Scarlett Johansson's parents knew what they were doing.

A new survey has found Scarlett is the sexiest name for women (maybe that's why John Travolta couldn't help giving her a peck at the Oscars). That's definitely a tribute to the actress because it's not like Kathy Bates swayed the vote, amiright? Scarlett is so sexy that instead of just the run-of-the-mill T&A, it has two Ts and an A. Nice.

Sexiest Women's Names:

1. Scarlett
2. Nicolette
3. Natalia
4. Anais
5. Paulina
6. Alessandra
7. Chanel
8. Soraya
9. Adrianna
10. Giuliana

So, what does this list tell us? Well, for starters, the rest of the world has hotter-sounding women than we do in the States and that we have opinions about names for no real reason at all.
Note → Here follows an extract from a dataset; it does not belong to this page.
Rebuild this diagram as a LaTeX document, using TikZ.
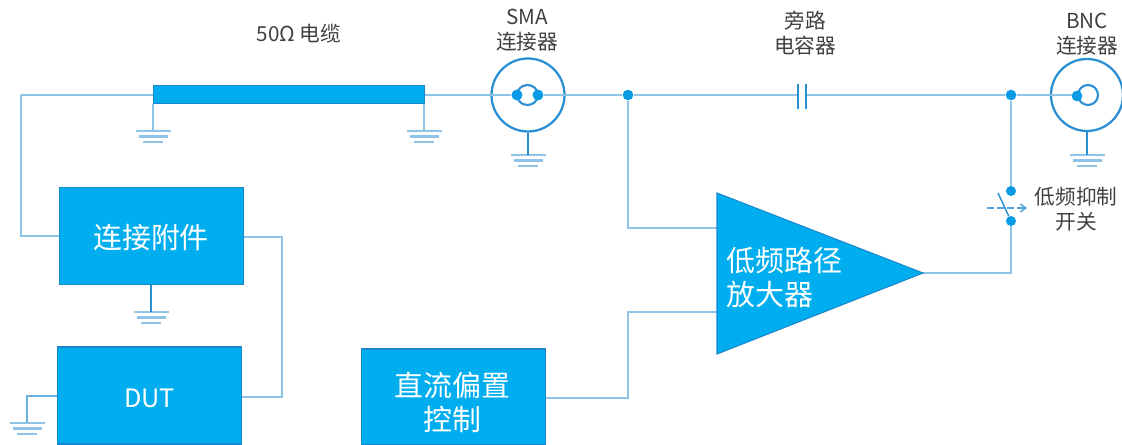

Between Natalia, Alessandra and Chanel, we're thinking about scoping out some yachts to sail down to the French Riviera where women with those names are more aplenty than Fun Size Snickers in a kid's bag after he's gone trick-or-treating around the block twice.
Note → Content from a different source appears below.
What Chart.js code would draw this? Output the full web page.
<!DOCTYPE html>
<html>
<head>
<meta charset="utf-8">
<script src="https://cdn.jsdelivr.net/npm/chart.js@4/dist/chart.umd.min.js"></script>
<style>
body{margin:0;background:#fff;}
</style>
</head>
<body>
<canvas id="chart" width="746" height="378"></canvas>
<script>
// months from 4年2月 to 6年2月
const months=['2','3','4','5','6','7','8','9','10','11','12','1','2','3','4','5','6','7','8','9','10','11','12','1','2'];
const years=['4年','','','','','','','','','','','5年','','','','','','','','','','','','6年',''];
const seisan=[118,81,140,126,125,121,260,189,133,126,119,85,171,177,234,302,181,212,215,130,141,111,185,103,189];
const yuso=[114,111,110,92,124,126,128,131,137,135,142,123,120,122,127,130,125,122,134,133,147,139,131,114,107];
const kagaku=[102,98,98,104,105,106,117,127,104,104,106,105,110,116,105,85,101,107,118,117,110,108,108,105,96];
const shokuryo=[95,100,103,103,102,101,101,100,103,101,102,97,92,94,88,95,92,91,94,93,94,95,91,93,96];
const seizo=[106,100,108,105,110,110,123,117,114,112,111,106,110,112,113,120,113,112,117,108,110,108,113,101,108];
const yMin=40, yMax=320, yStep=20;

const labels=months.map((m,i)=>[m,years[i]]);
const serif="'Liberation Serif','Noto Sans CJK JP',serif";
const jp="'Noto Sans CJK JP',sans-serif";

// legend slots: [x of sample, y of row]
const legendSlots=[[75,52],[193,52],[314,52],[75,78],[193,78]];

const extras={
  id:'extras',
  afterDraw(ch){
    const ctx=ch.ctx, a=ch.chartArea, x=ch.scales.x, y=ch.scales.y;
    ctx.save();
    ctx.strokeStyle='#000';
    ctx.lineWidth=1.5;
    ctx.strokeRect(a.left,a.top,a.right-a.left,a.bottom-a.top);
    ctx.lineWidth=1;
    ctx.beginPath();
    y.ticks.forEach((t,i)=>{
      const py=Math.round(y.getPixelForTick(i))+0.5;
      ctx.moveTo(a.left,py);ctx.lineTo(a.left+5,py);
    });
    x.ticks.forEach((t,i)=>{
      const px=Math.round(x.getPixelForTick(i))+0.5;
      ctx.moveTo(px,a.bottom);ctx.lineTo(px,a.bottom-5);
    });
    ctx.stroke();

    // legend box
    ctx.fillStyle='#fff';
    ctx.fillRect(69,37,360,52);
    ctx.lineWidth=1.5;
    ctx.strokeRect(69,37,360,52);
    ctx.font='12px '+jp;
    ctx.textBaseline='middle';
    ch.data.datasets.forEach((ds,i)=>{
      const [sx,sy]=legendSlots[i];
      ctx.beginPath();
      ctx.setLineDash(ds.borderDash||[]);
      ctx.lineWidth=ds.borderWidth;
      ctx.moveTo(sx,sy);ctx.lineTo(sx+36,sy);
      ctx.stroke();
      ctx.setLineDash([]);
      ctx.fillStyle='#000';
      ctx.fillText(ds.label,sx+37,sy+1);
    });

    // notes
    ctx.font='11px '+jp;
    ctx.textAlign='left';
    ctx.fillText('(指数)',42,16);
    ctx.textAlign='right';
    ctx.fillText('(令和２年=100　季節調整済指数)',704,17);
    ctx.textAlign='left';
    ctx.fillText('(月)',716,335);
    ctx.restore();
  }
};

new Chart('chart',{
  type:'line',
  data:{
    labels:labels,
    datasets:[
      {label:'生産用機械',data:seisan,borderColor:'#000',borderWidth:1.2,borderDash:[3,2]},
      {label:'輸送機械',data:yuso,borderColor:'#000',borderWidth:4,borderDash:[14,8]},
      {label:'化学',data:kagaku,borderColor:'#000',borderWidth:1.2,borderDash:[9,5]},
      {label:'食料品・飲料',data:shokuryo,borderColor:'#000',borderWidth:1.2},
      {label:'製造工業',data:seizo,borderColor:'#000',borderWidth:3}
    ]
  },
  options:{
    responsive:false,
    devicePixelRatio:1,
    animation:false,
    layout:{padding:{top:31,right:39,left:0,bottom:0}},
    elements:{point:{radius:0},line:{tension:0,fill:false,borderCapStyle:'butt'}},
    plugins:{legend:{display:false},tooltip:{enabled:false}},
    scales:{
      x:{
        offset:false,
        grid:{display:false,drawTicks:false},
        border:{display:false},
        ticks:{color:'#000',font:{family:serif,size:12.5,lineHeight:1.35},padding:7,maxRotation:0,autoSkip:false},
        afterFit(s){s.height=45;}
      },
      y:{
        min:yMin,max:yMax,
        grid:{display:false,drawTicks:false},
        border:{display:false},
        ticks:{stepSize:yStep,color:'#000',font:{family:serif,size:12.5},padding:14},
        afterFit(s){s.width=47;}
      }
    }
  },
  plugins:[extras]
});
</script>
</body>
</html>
Among men, Alessandro took sexiest honors. We can't say it definitively, but we're pretty sure every Alessandro who ever existed is a foreign exchange student hell bent on seducing your girlfriend. You know, the kind of guy who wears a blazer and neckerchief, even though he's only 18.

Sexiest Men's Names:

1. Alessandro
2. Lorenzo
3. Rhett
4. Romeo
5. Mateo
6. Dimitri
7. Dane
8. Marcelo
9. Dante
10. Remy

The lesson here? Chicks dig dudes whose names end in "o." We don't think any of the names actually end in that letter; it's just women saw some handsome Italian prince named Lorenz and said, "Lorenz-ohhhh" and then did that for every other good-looking guy.

Where there's sexy, there's also the kind of names that elicit a shudder usually reserved for when Kanye West talks.
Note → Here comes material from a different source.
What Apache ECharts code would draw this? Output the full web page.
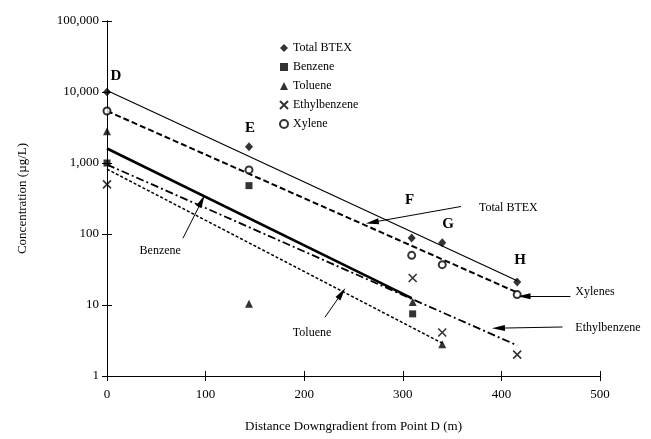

The unsexiest names for men (in order) are Bob, Ernest, Norman, Dick and Howard, all of whom sound like characters in every Matt Christopher book wrote that you read in fourth grade. Among the ladies, Gertrude leads the pack, followed by Bertha, Agnes, Ethel and Mildred, none of which have actually been printed on a birth certificate since the Truman administration.